For better or worse, two operational realities intrude on going
very far in that direction:

(1) Many of those "configured gateways" aren't configured and
implemented to support Submit -- in the sense of either not
supporting 587 or not providing the "if you get trash, either
reject the submission or fix it so that anything you push onto
the public Internet meets the spec and intent of 5321/5322"
functionality that Submit expects.

(2) We should not forget that there are full-service SMTP
clients running on portable machines, small networks, without
unlimited resources, and/or serving small numbers of users.
Forcing all of those servers to be configured to use Giant
Provider gateways to send mail would be... well, a very
significant Internet policy change.

The EHLO name has better be unique for tracing and debugging.
OTOH, it has better be "meaningful" for filtering and
reputation management. Do these two kind of activities somehow
match the scenarios implied by that split?
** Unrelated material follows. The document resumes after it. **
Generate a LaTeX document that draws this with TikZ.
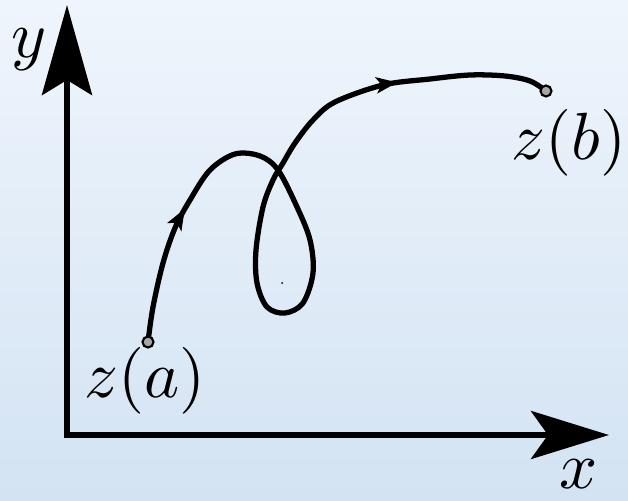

Not sure.  But let me suggest an orthogonal distinction.  If one
assumes a sender of moderate competence acting in good
conscience and trying to make things work as well as possible,
the EHLO name, provides useful information for tracking down and
debugging, e.g., mail system failures, especially if it is used
in conjunction with other information that requires the same
assumptions.    If one assumes a sender of moderate (or greater)
competence who is a Bad Guy trying to trick a recipient system
that doesn't want his traffic into processing and accepting it,
then domain names, IP addresses, etc., just aren't going to be
good enough.  Of course, if one can assume that all Bad Guys are
going to be stupid and lazy, the equation changes.